Konuşmasını, “DEM’lenmiş CHP, terörle mücadeleye şaşı bakmaktadır” şeklinde sürdüren MHP Lideri Devlet Bahçeli, şu ifadeleri kullandı:
“CHP, bölücü terör örgütünün kafesindedir. Tezkereye ’hayır’ diyen bu CHP’dir. Terörist Demirtaş’ın avukatı olan bu CHP’dir. TBMM’de terör saldırılarına karşı hazırlanmış ortak metinlere imza atmayan bu CHP’dir. Bölücülere, terörist sevicilere teslim eden bu CHP’dir. Bugünkü CHP bitmiştir, tükenmiştir, iflas etmiştir. Bugünkü CHP, eşittir, işgal edilmiştir. Mersin’i DEM’lenmiş CHP musibetinden arındırmak, milli güvenliğimiz, milli huzurumuz, milli onurumuz adına mecburiyettir.”
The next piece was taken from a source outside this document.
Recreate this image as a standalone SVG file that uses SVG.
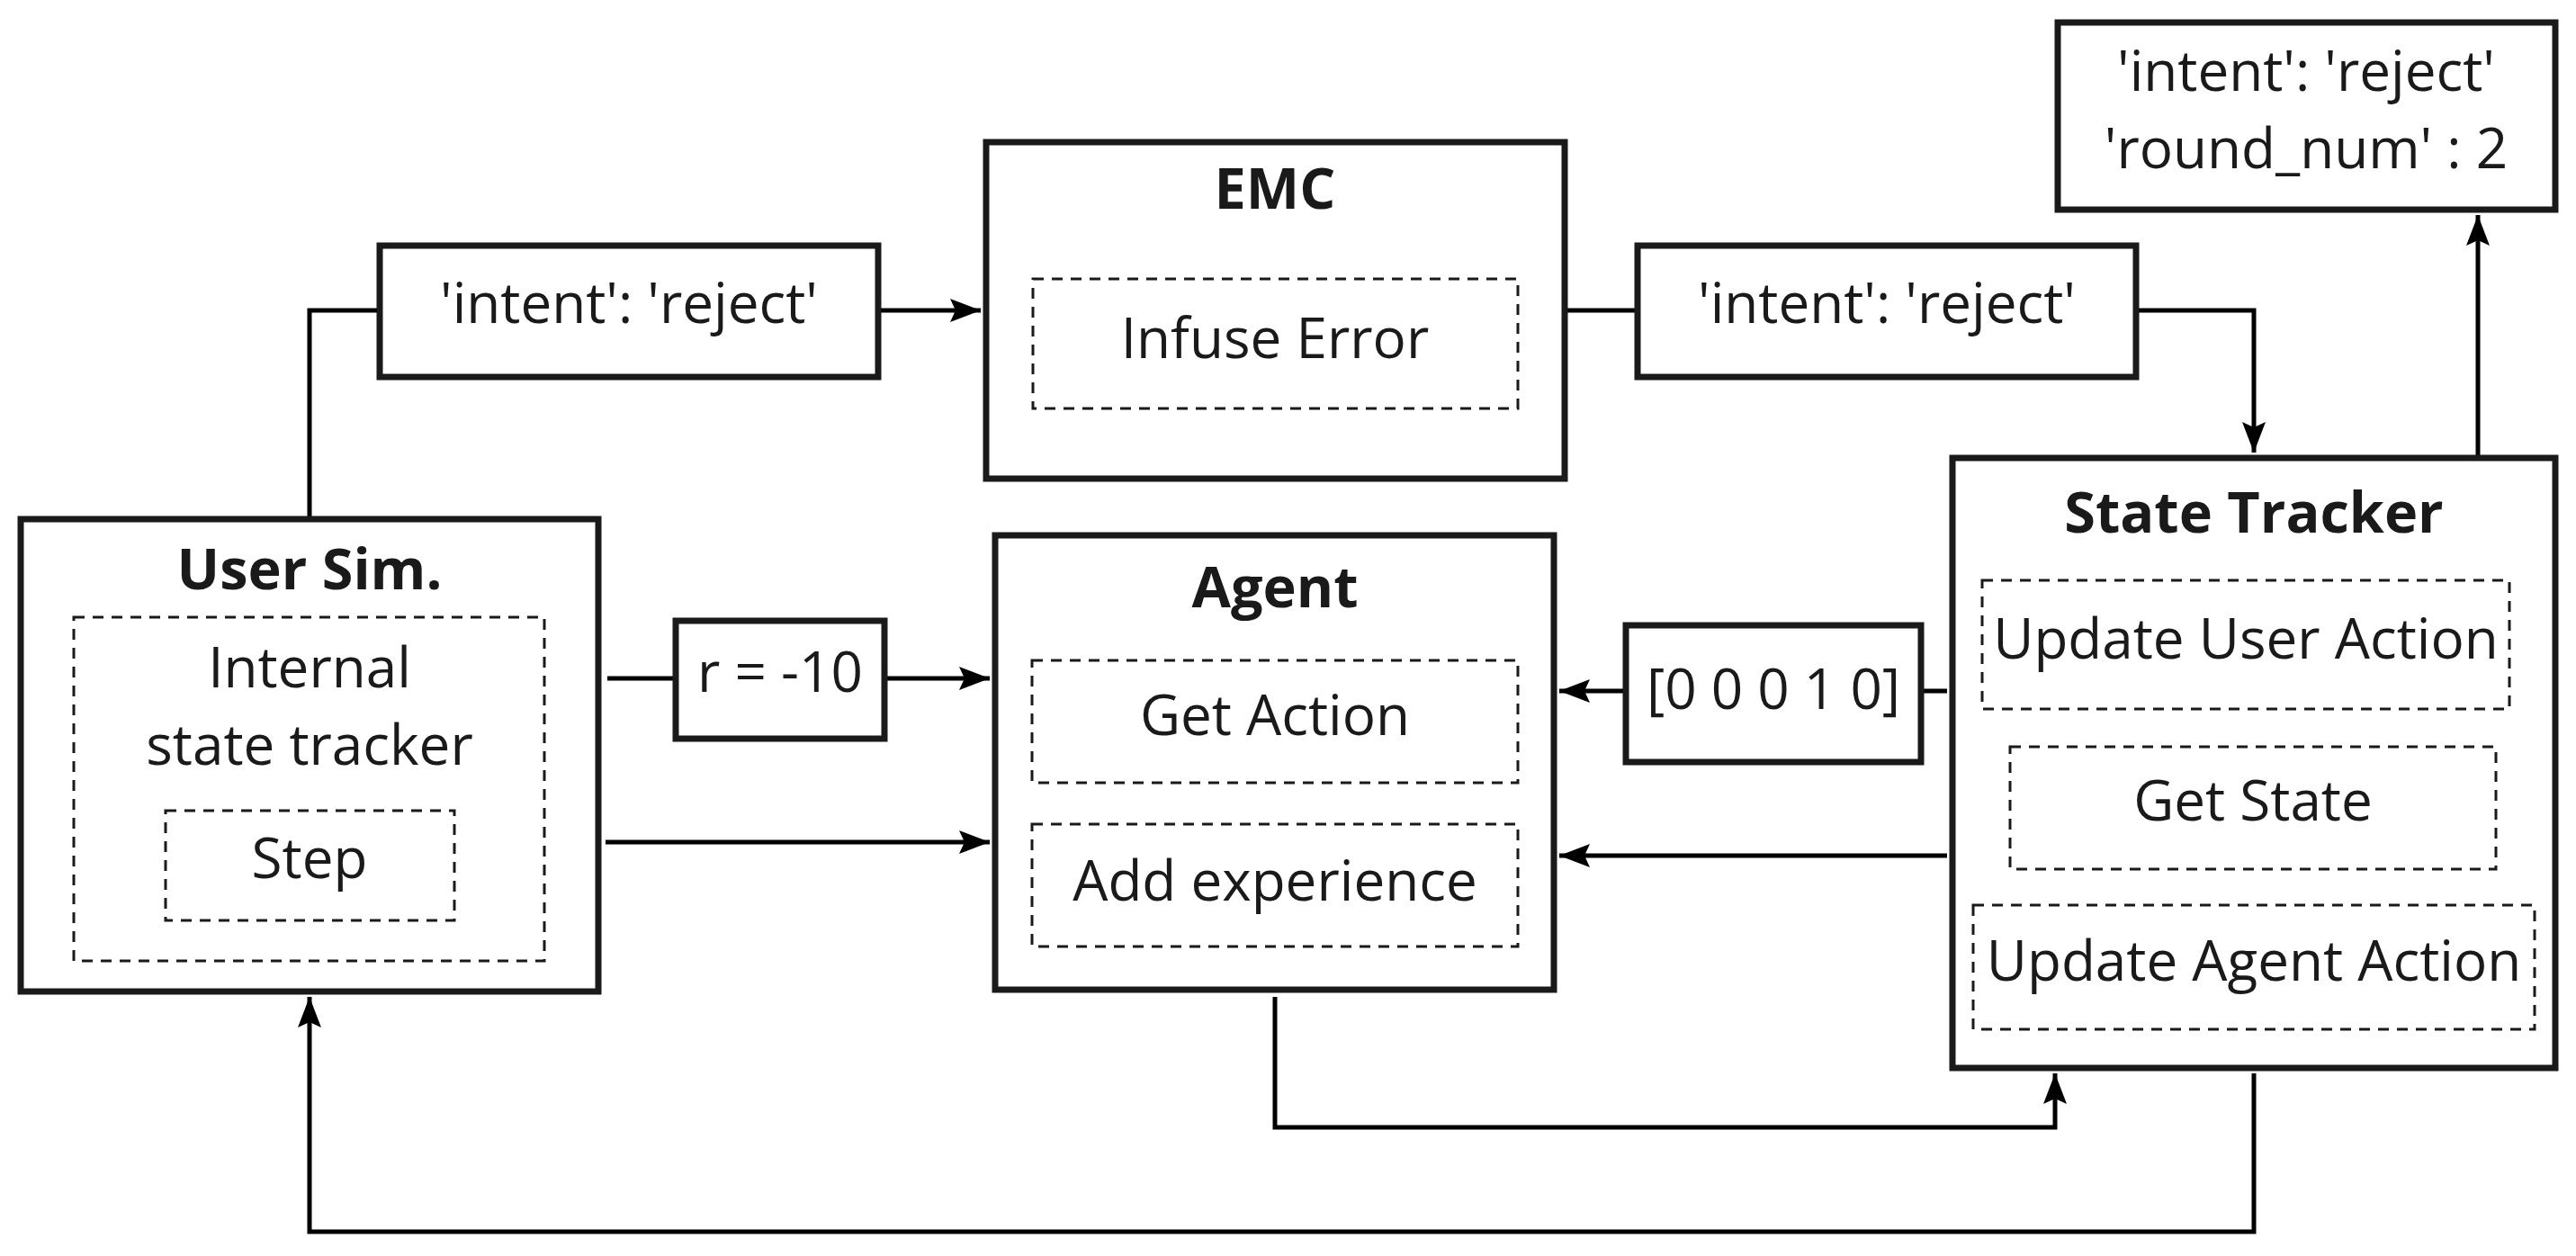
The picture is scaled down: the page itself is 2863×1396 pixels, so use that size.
<svg xmlns="http://www.w3.org/2000/svg" width="2863" height="1396" viewBox="0 0 2863 1396">
<style>
.box{fill:#fff;stroke:#1a1a1a;stroke-width:7}
.dash{fill:none;stroke:#1a1a1a;stroke-width:3;stroke-dasharray:12 9}
.conn{fill:none;stroke:#000;stroke-width:5}
text{font-family:"Open Sans","Noto Sans","DejaVu Sans",sans-serif;font-size:62px;fill:#1a1a1a;text-anchor:middle}
.title{font-weight:bold;font-size:63px}
</style>
<defs>
<marker id="arr" markerUnits="userSpaceOnUse" markerWidth="36" markerHeight="28" refX="34" refY="13" orient="auto">
<path d="M0,0 L34,13 L0,26 L6,13 z" fill="#000"/>
</marker>
</defs>
<rect width="2863" height="1396" fill="#fff"/>
<g id="connectors">
<path class="conn" d="M344,574 V345 H419"/>
<path class="conn" d="M979,345 H1090" marker-end="url(#arr)"/>
<path class="conn" d="M1742,345 H1817"/>
<path class="conn" d="M2377,345 H2505 V503" marker-end="url(#arr)"/>
<path class="conn" d="M2754,645 V239" marker-end="url(#arr)"/>
<path class="conn" d="M675,754 H748"/>
<path class="conn" d="M986,754 H1100" marker-end="url(#arr)"/>
<path class="conn" d="M673,936 H1100" marker-end="url(#arr)"/>
<path class="conn" d="M2164,768 H2138"/>
<path class="conn" d="M1804,768 H1733" marker-end="url(#arr)"/>
<path class="conn" d="M2164,951 H1733" marker-end="url(#arr)"/>
<path class="conn" d="M1417,1108 V1253 H2284 V1193" marker-end="url(#arr)"/>
<path class="conn" d="M2505,1193 V1369 H344 V1108" marker-end="url(#arr)"/>
</g>
<g id="usersim">
<rect class="box" x="23" y="577" width="642" height="525"/>
<text class="title" x="344" y="655">User Sim.</text>
<rect class="dash" x="82" y="686" width="523" height="382"/>
<text x="344" y="764">Internal</text>
<text x="344" y="850">state tracker</text>
<rect class="dash" x="184" y="901" width="321" height="122"/>
<text x="344" y="976">Step</text>
</g>
<g id="label-left">
<rect class="box" x="422" y="273" width="554" height="146"/>
<text x="699" y="359">'intent': 'reject'</text>
</g>
<g id="emc">
<rect class="box" x="1096" y="158" width="643" height="374"/>
<text class="title" x="1417" y="232">EMC</text>
<rect class="dash" x="1148" y="310" width="539" height="144"/>
<text x="1417" y="398">Infuse Error</text>
</g>
<g id="label-right">
<rect class="box" x="1820" y="273" width="554" height="146"/>
<text x="2097" y="359">'intent': 'reject'</text>
</g>
<g id="output">
<rect class="box" x="2287" y="25" width="553" height="208"/>
<text x="2563" y="101">'intent': 'reject'</text>
<text x="2563" y="187">'round_num' : 2</text>
</g>
<g id="reward">
<rect class="box" x="751" y="690" width="232" height="131"/>
<text x="867" y="769">r = -10</text>
</g>
<g id="agent">
<rect class="box" x="1106" y="595" width="621" height="505"/>
<text class="title" x="1417" y="675">Agent</text>
<rect class="dash" x="1147" y="734" width="540" height="136"/>
<text x="1417" y="817">Get Action</text>
<rect class="dash" x="1147" y="916" width="540" height="136"/>
<text x="1417" y="1001">Add experience</text>
</g>
<g id="state-vector">
<rect class="box" x="1807" y="695" width="328" height="152"/>
<text x="1971" y="788">[0 0 0 1 0]</text>
</g>
<g id="statetracker">
<rect class="box" x="2170" y="509" width="670" height="678"/>
<text class="title" x="2505" y="592">State Tracker</text>
<rect class="dash" x="2203" y="645" width="586" height="143"/>
<text x="2496" y="732">Update User Action</text>
<rect class="dash" x="2234" y="830" width="540" height="136"/>
<text x="2504" y="912">Get State</text>
<rect class="dash" x="2193" y="1006" width="624" height="138"/>
<text x="2505" y="1090">Update Agent Action</text>
</g>
</svg>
Konuşmasının devamında alandaki kalabalığa, “31 Mart 2024 tarihinde Mersin’e zincir vuranlardan hesap soracak mısınız? Mersin’in bahtını açacak mısınız? 31 Mart’ta Yörüklerin asaletini, milli birlik ve kardeşliğimizin iradesini sandığa yansıtacak mısınız? Cumhur İttifakına ’evet’ mi, MHP’ye ’evet’ mi diyeceksiniz” diye soran Bahçeli, ’Evet’ yanıtı üzerine, “O halde Mersin Büyükşehir Belediyesini buhrandan çekip alalım. MHP ve Cumhur İttifakı güçlü ise vatandaşımızın karnı tok, başı dik, alnı açıktır. MHP ve Cumhur İttifakı güçlü olduğu müddetçe demokrasi güvence altındadır. MHP ve Cumhur İttifakı var olduğu sürece, lider ülke Türkiye hedefi, Türk ve Türkiye Yüzyılı vizyonu Allah’ın izni ile gerçekleşecektir” dedi.
Bahçeli, konuşmasının sonunda MHP’nin Cumhur İttifakı adaylarını kürsüye çağırarak partililere tanıttı.